ラブスト解体2-32
(こんのド悪人……ッッ)
下着越しにナメクジが這う、のが分かる。意思があって目的がある。最悪最低のナメクジ!
涙目になってるし顔面は血がのぼって耳鳴りがひどい。キンキンしてる。
たまに、灰色の瞳が瞼を上げて、私の様子を覗いてくる。
いつもより濡れた、潤沢に艶を含んだ眼差しの意味なんて考えたくもない。最悪だ。最悪!! なんでそんなに興奮できるわけ、こいつは!!
「……これでも、沙耶ちゃんがキモチ悦くはならない……もちろん痛みもないように……だけどさ、懇切丁寧にやってるんだけど……? キモチ悦くなるのってこんな状況じゃ嫌だろ? ちゃんと急所は外したまんまほぐしてってるから安心して欲しいッてか、むしろ俺を褒め称えて欲しいよ? 俺が躾されまくったド外道でよかったよ」
「…………っっっ」
「……ん、……こんなさぁ、……ご馳走を前にしてさ、仕事だけ……やれる……の、俺ぐらいじゃないの」
「…………最悪なこと強要するやつがなに、ぅぉ、を、ん、ンンン……!?」
じゅぶ、深く潜ってくるの、感じる。
こんなの初めてに決まってる。決まってる!
「…………」しーさんが、くちをがぱりと開けて、パンツに食いついてるのが見える。長めの前髪が左右によけて脚の付け根の両側をくすぐる、生々しい感覚がした。
じゅぶぶ、する、しゅる、未知の感覚がすぎて……、頭が爆発する。
もう耳は爆破されてて、しーさんが言っていてる、こと、よくわかんない。
もご、もが、って。
そこで喋るのは本当にやめて。それだけ。
「反応からしてふぁ……初めてふぁ、うん、れも睡眠薬にドラッグに、いくられも非合法に本人に自覚ないままヤるの、いとも簡単なんらよさやちゃん。……うん、ほんろ、俺はひとまずじぶんを褒めるけど。唾液ながしこんでふらけで済ませてるおれすげーって。……ほんろ、すきらよさやちゃん、股間食われながらウソつけって眼ェされれれもね」
もう頭になにもうかばない。やめて。やめろ。ばか。バカ!!
しーさんの両手に押さえつけられて、ひらかされている両足がぷるぷるする。震えてる。こんなに体が痙攣するなんて知らない。
足の指も丸めて圧迫されるだけでなく私は全身を丸くして、りょうじょくされる、みたいな、点検? なにこれ? なにかに耐えてる。
なにこれ。なにこれ。
ほんとに。
なに。
「!」
しーさんと眼があってギクリとなる。
見てしまった。見えるから。

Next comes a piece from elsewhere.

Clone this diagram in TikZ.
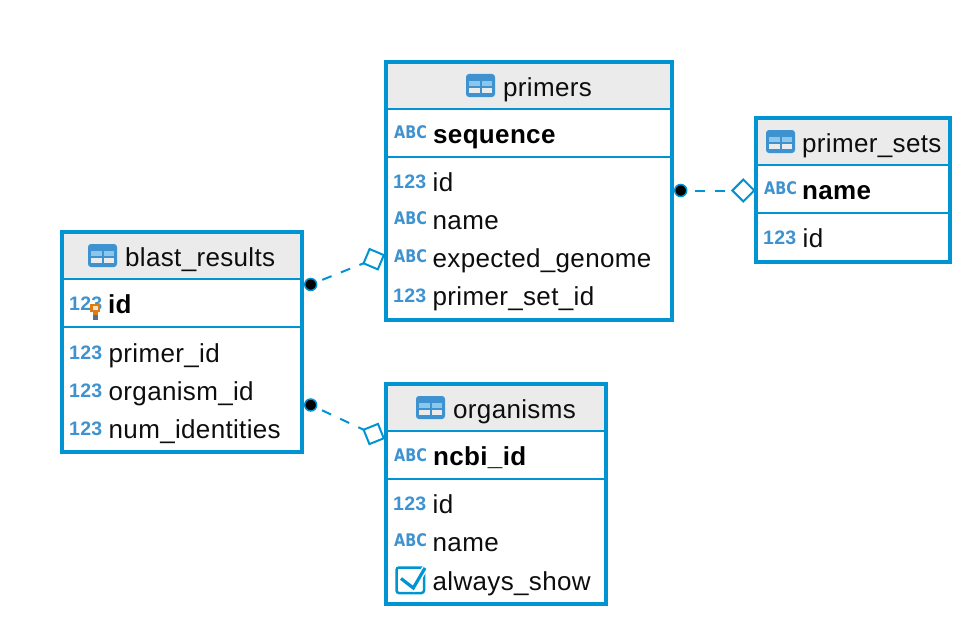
\documentclass[tikz,border=0pt]{standalone}
\usepackage{fontspec}
\setmainfont{Liberation Sans}[LetterSpace=1.3]
\newfontfamily\tagfont{DejaVu Sans}
\definecolor{frame}{HTML}{0094D3}
\definecolor{iconblue}{HTML}{3E92D0}
\definecolor{iconlight}{HTML}{8CC6EA}
\definecolor{head}{HTML}{EBEBEB}
\definecolor{keyorange}{HTML}{E07B10}
\definecolor{keypale}{HTML}{F6E3C8}
\definecolor{keysteel}{HTML}{5A6F8C}
\tikzset{
  tablebox/.style={draw=frame,line width=4pt,inner sep=0pt,outer sep=0pt,rectangle},
  divider/.style={draw=frame,line width=2pt},
  title/.style={anchor=base west,inner sep=0pt,font=\fontsize{26}{26}\selectfont,text=black!95},
  col/.style={anchor=base west,inner sep=0pt,font=\fontsize{26}{26}\selectfont,text=black!95},
  pk/.style={anchor=base west,inner sep=0pt,font=\fontsize{26}{26}\selectfont\bfseries,text=black},
  tag/.style={anchor=base west,inner sep=0pt,font=\fontsize{19.5}{19.5}\selectfont\bfseries,text=iconblue},
  abctag/.style={anchor=base west,inner sep=0pt,font=\tagfont\fontsize{17.4}{17.4}\selectfont\bfseries,text=iconblue,xscale=.83,transform shape},
  relline/.style={draw=frame,line width=2pt,dash pattern=on 10pt off 10pt},
  startdot/.style={circle,draw=frame,fill=black,line width=1.5pt,minimum size=12pt,inner sep=0pt,outer sep=0pt},
  enddiamond/.style={rectangle,draw=frame,fill=white,line width=2pt,minimum size=15.5pt,inner sep=0pt,outer sep=0pt},
}
% name, left, top, right, bottom (frame centre lines), icon left
\newcommand{\dbtable}[6]{%
  \fill[head] (#2,#3) rectangle (#4,#3+46);
  \draw[divider] (#2,#3+47) -- (#4,#3+47);
  \draw[divider] (#2,#3+95) -- (#4,#3+95);
  \node[tablebox,minimum width=#4-#2,minimum height=#5-#3] (#1) at ({(#2+#4)/2},{(#3+#5)/2}) {};
  \fill[iconblue,rounded corners=3pt] (#6,#3+12) rectangle +(29,23);
  \fill[iconlight] (#6+3,#3+18.7) rectangle +(11,5);
  \fill[iconlight] (#6+15.7,#3+18.7) rectangle +(10,5);
  \fill[head] (#6+3,#3+25.7) rectangle +(11,5.6);
  \fill[head] (#6+15.7,#3+25.7) rectangle +(10,5.6);
}
\newcommand{\numrow}[4]{% name, left x, baseline, text
  \node[tag] (#1tag) at (#2+7,#3-3) {123};
  \node[col] (#1) at (#2+46.5,#3) {#4};
}
\newcommand{\abcrow}[4]{%
  \node[abctag] (#1tag) at (#2+8,#3-4.3) {ABC};
  \node[col] (#1) at (#2+46.5,#3) {#4};
}
\begin{document}
\begin{tikzpicture}[x=1pt,y=-1pt]
\useasboundingbox (0,0) rectangle (972,626);
% blast_results
\dbtable{blast}{62}{232}{302}{452}{88}
\node[title] (blastt) at (125,266) {blast\_results};
\node[tag] (bidtag) at (69,310) {123};
\node[pk] (bid) at (108,313.5) {id};
\numrow{bprimer}{62}{362}{primer\_id}
\numrow{borg}{62}{400}{organism\_id}
\numrow{bnum}{62}{438}{num\_identities}
\fill[keyorange] (90,304) rectangle (100,312);
\fill[keypale] (93,306) rectangle (97.5,310);
\fill[keyorange] (92.5,312) rectangle (98,315);
\fill[keysteel] (92.5,315) rectangle (98,320);
% primers
\dbtable{primers}{386}{62}{672}{320}{466}
\node[title] (primerst) at (503,96) {primers};
\node[abctag] (seqtag) at (394,138) {ABC};
\node[pk] (seq) at (433,143) {sequence};
\numrow{pid}{386}{191}{id}
\abcrow{pname}{386}{229}{name}
\abcrow{pgen}{386}{267}{expected\_genome}
\numrow{pset}{386}{305}{primer\_set\_id}
% primer_sets
\dbtable{psets}{756}{118}{950}{262}{766}
\node[title] (psetst) at (802,152) {primer\_sets};
\node[abctag] (nametag) at (764,194) {ABC};
\node[pk] (sname) at (802,199) {name};
\numrow{sid}{756}{247}{id}
% organisms
\dbtable{orgs}{386}{384}{606}{604}{416}
\node[title] (orgst) at (453,418) {organisms};
\node[abctag] (ncbitag) at (394,461) {ABC};
\node[pk] (ncbi) at (433,465.5) {ncbi\_id};
\numrow{oid}{386}{513}{id}
\abcrow{oname}{386}{551}{name}
\node[col] (oshow) at (432.5,590) {always\_show};
\draw[frame,line width=2.5pt,rounded corners=2.5pt] (396.5,567.5) rectangle (424,593);
\draw[white,line width=6pt] (401,578.5) -- (413.3,588) -- (425,568);
\draw[frame,line width=3.2pt] (401,578.5) -- (413.3,588) -- (425,568);
% connectors
\node[startdot] (d1) at (310.7,284.5) {};
\node[startdot] (d2) at (310.7,405) {};
\node[startdot] (d3) at (680.7,190.5) {};
\node[enddiamond,rotate=-23] (e1) at (373.7,259.2) {};
\node[enddiamond,rotate=22] (e2) at (373.7,434) {};
\node[enddiamond,rotate=45] (e3) at (743.3,190.5) {};
\draw[relline,dash phase=13.5pt] (d1) -- (e1.south west);
\draw[relline,dash phase=13.5pt] (d2) -- (e2.north west);
\draw[relline,dash phase=12pt] (d3) -- (e3.north west);
\end{tikzpicture}
\end{document}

見せてくるから、自分の眼を。
「…………ン、じゃあちょっと失礼……、医療行為だとでも思って今回だけは。捲(めく)るからね、ひやっとするよ」
「……ひぐっ……!」
ビッショリに舐められた場所に硬い指が触れる、それだけだったのに、お尻が突き上がってはねた。
しーさんが、汗ばんだ額を、眉間を歪めるかたちで少し揺らした。
こぼれた汗が太ももに滴り落ちてきた。
汗に思えて、なぜか唾液に思えなくて、でも知らない、知らない、他人の汗の当たり方。
本当にこれってなに。
END.
読んでいただきありがとうございます。練習の励みにしてます。